- [Data excerpt]
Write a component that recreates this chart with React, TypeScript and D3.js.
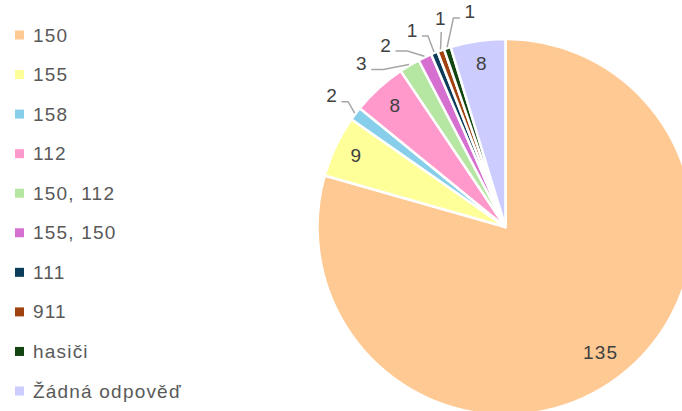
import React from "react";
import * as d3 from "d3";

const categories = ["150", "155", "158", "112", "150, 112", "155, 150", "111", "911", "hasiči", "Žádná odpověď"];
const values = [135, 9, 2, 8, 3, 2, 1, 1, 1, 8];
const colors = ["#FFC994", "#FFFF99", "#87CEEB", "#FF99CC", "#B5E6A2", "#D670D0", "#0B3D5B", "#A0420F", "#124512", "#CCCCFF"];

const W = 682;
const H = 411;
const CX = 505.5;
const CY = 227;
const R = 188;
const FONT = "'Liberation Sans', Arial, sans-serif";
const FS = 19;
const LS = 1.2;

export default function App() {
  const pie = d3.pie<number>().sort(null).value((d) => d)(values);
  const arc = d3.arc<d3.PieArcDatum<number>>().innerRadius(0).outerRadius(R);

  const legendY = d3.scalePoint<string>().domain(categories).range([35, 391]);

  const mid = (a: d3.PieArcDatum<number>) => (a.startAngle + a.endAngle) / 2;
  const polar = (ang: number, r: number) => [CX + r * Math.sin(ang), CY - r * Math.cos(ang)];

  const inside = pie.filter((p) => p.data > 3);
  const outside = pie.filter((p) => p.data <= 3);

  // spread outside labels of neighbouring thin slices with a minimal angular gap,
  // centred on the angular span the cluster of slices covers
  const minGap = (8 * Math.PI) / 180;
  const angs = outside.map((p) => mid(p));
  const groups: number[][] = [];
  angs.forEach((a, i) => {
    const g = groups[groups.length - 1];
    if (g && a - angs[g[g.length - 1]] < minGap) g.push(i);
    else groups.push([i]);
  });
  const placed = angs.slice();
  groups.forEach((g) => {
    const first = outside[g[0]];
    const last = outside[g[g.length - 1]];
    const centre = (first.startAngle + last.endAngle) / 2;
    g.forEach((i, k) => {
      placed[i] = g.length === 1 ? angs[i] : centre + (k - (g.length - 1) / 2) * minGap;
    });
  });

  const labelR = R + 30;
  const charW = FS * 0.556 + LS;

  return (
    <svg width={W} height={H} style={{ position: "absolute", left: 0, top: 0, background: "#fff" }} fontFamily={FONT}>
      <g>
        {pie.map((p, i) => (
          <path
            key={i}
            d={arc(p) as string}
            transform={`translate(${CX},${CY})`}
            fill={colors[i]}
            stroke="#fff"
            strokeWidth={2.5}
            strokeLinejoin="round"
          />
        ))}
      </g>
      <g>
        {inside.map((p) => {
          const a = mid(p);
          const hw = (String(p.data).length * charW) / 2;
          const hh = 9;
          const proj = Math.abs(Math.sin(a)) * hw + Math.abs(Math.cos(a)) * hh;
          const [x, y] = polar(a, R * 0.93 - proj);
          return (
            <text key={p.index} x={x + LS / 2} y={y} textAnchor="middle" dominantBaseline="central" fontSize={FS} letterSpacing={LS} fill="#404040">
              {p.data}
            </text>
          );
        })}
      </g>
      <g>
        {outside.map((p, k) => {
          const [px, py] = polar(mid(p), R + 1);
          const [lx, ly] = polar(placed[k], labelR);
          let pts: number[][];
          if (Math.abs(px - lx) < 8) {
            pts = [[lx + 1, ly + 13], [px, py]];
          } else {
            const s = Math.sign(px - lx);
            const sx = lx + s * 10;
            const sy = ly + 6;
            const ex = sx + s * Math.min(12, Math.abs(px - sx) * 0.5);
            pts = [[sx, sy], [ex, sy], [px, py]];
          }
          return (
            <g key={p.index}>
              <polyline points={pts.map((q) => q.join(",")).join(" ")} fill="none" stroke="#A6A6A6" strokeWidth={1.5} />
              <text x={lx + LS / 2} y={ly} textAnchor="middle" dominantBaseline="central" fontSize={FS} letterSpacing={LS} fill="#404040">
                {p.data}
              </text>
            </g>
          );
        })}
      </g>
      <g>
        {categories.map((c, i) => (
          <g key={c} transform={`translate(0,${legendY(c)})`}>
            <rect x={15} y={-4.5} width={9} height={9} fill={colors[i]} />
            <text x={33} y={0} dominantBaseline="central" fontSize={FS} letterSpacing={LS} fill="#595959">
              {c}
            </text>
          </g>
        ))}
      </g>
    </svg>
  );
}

- [Your objective]
Your answer should be a single number: how many lines of the material contain the word "with".

- [Reply to the exercise]
2